Without the pictures, return exactly the lines from the one with "Convert this chart to Bokeh code." through the one with "from bokeh.core.properties import value". Both end lines belong in the copy.

[A block of data]
========

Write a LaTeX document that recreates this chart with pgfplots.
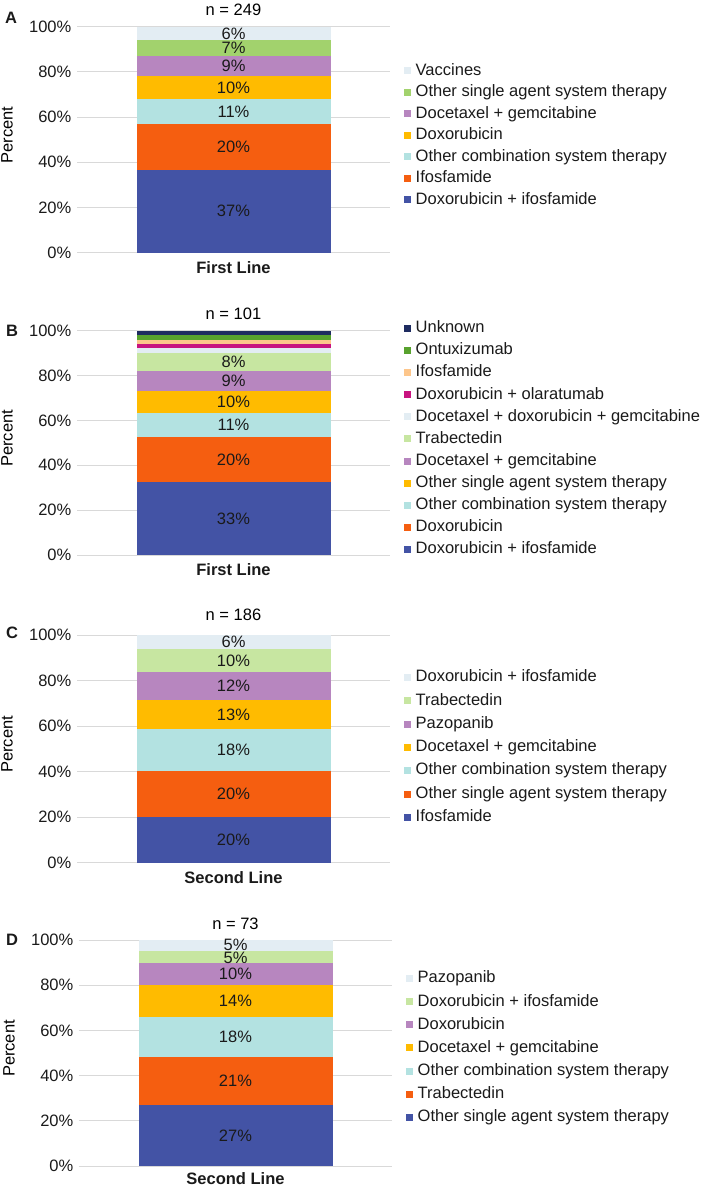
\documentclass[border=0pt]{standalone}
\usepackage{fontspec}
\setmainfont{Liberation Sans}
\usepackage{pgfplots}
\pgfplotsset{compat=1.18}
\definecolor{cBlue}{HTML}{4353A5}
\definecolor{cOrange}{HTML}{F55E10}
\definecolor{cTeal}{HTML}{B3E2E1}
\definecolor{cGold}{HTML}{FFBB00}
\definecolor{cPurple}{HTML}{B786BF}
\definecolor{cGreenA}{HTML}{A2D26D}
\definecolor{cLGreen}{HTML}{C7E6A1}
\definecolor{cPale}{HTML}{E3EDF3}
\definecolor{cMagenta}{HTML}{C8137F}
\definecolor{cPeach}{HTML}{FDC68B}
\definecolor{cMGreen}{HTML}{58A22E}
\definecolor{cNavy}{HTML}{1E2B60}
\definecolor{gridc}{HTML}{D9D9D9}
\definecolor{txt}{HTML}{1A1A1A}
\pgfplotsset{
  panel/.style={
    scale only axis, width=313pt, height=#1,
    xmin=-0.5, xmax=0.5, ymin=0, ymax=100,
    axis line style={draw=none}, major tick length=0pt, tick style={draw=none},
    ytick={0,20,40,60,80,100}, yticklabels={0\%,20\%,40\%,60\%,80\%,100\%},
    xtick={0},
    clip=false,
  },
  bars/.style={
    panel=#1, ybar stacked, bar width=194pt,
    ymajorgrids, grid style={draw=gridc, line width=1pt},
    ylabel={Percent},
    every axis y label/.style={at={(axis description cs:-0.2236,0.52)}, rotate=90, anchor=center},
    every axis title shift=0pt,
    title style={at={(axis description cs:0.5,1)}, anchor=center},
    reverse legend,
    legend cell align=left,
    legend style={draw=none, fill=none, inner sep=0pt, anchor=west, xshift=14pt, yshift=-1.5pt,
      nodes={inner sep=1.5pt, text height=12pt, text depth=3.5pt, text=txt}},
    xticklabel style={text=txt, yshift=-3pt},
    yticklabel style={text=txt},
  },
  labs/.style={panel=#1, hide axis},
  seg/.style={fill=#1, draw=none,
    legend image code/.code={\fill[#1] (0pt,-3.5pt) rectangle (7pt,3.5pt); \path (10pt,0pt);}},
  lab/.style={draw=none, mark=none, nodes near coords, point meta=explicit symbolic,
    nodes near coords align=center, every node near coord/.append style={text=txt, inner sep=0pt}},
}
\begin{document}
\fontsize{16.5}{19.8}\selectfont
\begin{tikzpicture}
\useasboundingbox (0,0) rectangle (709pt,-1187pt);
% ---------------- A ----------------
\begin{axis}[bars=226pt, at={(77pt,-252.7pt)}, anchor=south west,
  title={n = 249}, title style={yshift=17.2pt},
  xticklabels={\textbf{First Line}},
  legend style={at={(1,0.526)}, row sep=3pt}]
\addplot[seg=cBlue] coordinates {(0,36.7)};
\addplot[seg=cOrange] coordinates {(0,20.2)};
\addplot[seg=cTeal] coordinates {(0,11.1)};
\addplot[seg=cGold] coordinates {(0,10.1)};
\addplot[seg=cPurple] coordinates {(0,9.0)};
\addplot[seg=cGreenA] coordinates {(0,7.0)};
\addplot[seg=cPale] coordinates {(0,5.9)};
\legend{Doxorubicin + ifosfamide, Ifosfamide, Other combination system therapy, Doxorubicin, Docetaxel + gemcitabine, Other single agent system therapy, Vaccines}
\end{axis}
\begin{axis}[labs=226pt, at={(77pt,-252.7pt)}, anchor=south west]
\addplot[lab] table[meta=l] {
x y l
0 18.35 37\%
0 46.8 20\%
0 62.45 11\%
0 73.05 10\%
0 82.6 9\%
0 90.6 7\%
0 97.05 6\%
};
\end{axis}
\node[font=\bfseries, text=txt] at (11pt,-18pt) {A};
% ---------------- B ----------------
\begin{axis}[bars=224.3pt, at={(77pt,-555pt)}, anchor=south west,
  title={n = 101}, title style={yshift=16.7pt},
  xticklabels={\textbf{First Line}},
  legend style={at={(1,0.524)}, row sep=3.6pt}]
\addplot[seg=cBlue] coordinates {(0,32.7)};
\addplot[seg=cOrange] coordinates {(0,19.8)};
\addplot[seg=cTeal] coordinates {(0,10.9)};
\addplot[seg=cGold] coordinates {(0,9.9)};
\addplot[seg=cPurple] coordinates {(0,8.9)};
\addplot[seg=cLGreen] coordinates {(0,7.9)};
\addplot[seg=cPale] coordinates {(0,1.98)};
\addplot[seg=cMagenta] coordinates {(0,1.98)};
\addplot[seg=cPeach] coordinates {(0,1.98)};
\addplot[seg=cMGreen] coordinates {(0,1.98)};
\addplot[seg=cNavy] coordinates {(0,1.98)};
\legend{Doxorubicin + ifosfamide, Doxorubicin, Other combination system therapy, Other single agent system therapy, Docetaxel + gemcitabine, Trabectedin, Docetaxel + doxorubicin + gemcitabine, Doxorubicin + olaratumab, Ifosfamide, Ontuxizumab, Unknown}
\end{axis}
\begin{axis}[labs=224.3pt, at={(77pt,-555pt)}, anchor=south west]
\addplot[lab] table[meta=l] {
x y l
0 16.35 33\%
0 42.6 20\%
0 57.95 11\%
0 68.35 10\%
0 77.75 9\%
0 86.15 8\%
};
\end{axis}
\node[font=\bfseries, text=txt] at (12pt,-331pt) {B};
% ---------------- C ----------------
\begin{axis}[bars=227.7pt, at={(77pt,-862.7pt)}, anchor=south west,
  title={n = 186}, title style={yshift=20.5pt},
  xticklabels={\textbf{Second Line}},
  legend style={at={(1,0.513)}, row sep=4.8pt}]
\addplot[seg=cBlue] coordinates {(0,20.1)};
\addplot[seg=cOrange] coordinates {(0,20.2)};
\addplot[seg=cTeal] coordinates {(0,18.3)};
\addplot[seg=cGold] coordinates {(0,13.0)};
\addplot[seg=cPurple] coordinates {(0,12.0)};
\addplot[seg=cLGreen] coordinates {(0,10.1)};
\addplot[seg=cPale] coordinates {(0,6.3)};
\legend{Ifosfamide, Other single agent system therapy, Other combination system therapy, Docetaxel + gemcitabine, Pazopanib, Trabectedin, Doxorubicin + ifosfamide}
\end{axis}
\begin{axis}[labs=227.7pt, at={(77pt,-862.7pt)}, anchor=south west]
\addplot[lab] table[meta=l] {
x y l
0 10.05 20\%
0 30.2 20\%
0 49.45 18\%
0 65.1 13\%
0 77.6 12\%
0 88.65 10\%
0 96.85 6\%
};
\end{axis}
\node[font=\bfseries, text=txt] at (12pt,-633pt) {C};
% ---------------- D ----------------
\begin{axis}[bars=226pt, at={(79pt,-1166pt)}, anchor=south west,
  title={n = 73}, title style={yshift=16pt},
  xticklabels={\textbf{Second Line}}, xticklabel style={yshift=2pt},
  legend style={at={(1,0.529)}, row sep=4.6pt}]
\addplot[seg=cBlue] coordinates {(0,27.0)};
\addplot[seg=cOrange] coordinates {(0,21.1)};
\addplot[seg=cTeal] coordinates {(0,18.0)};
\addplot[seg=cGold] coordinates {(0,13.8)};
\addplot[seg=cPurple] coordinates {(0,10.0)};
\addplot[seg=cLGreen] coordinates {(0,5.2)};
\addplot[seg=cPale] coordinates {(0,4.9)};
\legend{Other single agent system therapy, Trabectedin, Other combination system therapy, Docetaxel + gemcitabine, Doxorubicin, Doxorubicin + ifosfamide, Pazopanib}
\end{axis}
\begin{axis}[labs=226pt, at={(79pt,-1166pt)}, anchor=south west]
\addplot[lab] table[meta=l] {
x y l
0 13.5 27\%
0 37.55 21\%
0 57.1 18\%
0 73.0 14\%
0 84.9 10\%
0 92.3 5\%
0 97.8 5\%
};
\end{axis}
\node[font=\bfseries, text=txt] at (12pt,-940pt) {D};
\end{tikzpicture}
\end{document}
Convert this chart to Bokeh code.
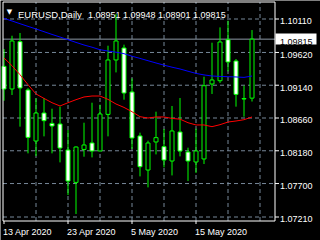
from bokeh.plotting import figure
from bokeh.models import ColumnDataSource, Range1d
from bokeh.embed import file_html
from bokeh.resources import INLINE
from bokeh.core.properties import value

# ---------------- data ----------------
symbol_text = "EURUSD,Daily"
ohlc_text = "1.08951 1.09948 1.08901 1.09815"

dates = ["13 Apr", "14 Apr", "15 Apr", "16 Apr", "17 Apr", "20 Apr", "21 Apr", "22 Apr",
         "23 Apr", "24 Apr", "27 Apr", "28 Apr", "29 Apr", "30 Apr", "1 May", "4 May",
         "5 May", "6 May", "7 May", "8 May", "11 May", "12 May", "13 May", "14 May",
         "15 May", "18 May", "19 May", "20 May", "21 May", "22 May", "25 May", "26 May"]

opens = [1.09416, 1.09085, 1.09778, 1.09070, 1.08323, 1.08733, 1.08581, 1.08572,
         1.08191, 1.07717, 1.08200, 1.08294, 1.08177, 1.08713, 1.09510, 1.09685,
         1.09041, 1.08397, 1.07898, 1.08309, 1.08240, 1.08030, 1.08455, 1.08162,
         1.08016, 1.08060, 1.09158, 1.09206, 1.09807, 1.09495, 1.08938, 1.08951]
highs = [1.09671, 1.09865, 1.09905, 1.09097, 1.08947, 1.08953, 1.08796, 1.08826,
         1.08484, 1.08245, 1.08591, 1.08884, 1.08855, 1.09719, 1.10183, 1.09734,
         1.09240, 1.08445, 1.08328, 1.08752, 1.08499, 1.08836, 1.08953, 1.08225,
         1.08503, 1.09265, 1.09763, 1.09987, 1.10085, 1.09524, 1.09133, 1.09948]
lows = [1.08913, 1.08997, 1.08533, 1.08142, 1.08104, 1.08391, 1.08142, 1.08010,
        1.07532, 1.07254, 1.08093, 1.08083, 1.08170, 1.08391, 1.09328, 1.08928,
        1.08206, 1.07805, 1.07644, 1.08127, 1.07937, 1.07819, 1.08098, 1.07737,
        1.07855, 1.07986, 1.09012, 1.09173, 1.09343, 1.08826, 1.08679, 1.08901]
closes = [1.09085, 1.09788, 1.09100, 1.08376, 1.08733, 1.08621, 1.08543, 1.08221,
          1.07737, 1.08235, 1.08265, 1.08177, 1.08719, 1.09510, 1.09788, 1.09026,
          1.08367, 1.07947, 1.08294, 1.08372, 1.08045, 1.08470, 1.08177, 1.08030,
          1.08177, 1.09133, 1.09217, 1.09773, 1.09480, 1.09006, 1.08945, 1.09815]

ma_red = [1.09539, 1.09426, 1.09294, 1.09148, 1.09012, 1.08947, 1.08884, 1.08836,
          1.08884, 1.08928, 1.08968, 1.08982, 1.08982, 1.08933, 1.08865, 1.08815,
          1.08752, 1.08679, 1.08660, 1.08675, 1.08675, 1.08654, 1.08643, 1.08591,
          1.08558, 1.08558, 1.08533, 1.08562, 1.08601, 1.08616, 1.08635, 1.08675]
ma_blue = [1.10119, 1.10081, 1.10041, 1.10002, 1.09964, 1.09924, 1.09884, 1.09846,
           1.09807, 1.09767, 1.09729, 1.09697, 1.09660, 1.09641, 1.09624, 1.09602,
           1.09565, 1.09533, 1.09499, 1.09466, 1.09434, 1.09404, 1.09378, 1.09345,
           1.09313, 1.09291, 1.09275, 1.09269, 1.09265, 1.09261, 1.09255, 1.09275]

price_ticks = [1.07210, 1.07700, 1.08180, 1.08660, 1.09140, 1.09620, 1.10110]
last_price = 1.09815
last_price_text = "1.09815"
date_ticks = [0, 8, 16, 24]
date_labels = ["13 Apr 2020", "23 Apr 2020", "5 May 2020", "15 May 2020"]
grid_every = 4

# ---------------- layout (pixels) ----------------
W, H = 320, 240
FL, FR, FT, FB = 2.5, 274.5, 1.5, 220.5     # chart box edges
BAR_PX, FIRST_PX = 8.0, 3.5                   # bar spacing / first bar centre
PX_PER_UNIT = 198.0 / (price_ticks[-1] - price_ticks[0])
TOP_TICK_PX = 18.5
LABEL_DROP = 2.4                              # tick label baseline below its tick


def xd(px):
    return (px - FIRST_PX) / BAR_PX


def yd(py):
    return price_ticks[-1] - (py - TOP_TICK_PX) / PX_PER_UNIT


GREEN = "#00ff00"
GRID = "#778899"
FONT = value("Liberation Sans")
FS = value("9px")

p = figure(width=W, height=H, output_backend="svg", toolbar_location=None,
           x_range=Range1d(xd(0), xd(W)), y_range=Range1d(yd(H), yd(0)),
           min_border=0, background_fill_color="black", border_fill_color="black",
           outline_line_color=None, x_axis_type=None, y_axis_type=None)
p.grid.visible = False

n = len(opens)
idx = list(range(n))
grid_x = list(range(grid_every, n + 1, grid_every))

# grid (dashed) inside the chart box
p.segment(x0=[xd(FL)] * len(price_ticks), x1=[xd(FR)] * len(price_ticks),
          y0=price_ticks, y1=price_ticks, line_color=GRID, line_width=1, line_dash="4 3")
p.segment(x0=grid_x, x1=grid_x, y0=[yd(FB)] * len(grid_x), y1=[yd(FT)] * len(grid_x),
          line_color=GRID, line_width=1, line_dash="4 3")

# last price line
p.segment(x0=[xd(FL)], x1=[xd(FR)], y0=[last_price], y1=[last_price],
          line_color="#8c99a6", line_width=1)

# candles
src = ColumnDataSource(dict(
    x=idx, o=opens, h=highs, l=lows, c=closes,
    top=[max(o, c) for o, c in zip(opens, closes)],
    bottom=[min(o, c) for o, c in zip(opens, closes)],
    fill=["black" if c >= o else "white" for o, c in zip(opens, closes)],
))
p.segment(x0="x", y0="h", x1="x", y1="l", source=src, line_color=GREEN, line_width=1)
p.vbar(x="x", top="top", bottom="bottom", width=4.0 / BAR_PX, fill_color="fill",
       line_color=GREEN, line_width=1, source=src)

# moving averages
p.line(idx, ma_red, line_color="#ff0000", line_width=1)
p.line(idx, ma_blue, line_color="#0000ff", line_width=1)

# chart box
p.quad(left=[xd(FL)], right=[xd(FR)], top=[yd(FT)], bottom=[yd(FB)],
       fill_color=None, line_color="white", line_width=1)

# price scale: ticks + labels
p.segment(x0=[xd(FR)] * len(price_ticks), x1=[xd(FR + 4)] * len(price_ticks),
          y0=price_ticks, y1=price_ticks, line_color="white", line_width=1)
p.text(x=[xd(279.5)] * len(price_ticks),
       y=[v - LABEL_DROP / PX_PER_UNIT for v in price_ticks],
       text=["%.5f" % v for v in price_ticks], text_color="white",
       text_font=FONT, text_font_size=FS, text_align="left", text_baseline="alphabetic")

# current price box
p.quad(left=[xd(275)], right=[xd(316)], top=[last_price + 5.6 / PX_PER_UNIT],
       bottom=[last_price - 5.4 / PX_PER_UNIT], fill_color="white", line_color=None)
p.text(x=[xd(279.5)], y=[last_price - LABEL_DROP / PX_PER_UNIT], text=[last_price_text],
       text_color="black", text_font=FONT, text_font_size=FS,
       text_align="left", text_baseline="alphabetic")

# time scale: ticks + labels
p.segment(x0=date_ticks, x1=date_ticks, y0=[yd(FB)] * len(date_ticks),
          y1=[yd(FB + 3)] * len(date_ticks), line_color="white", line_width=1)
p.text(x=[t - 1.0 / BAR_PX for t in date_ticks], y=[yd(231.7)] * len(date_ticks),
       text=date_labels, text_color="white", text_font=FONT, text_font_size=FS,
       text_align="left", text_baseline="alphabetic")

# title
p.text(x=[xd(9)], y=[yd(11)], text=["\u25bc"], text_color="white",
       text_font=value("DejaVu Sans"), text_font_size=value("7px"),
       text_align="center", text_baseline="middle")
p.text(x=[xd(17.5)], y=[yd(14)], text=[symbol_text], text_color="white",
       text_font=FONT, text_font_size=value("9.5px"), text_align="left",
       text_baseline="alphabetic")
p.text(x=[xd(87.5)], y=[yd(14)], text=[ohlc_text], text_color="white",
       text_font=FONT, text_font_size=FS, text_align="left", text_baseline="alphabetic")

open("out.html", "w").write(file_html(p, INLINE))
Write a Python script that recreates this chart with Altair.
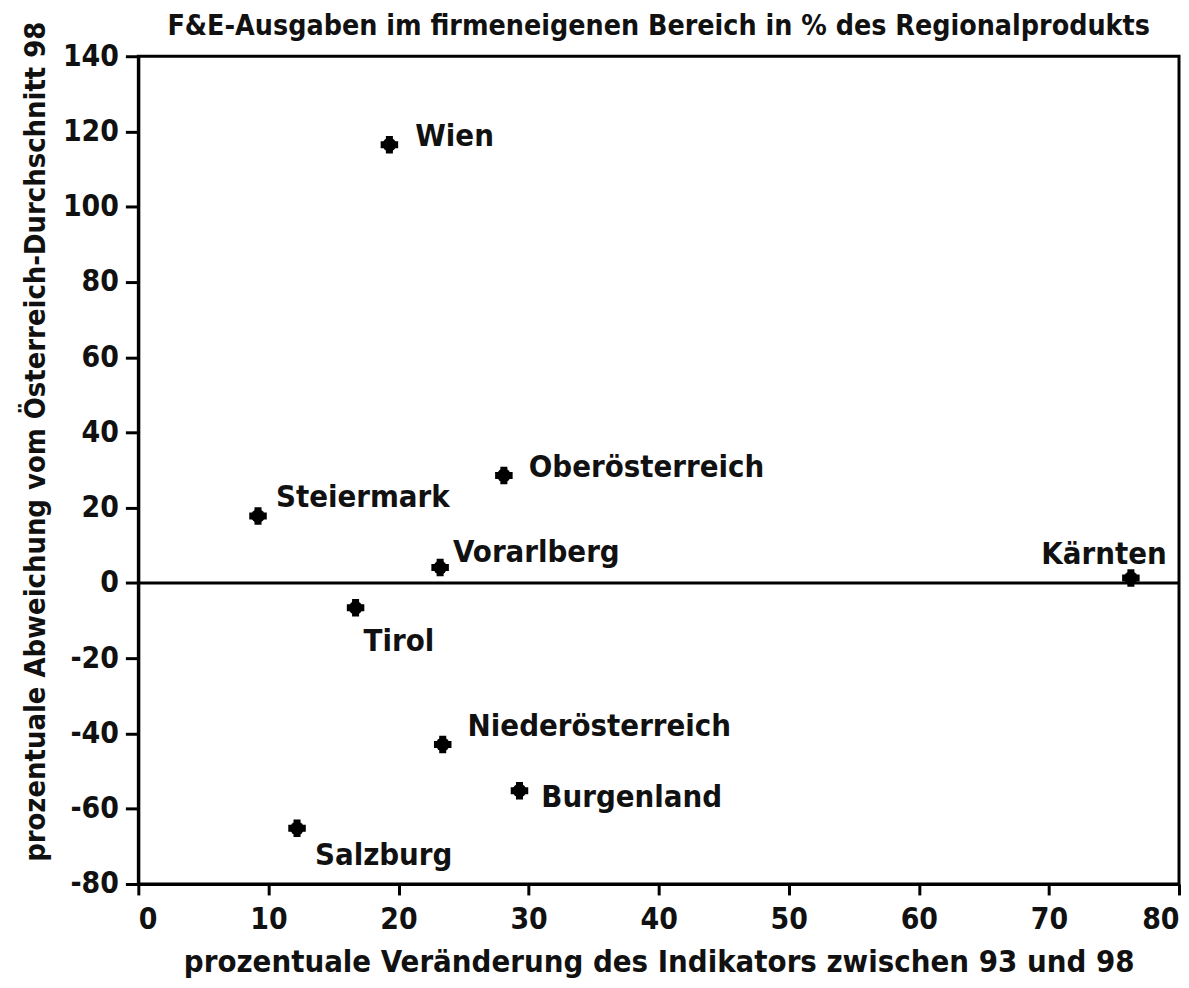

========

*TASK ANSWER*.
Convert this chart to Bokeh code.
from bokeh.plotting import figure
from bokeh.models import ColumnDataSource, Range1d
from bokeh.embed import file_html
from bokeh.resources import INLINE
from bokeh.core.properties import value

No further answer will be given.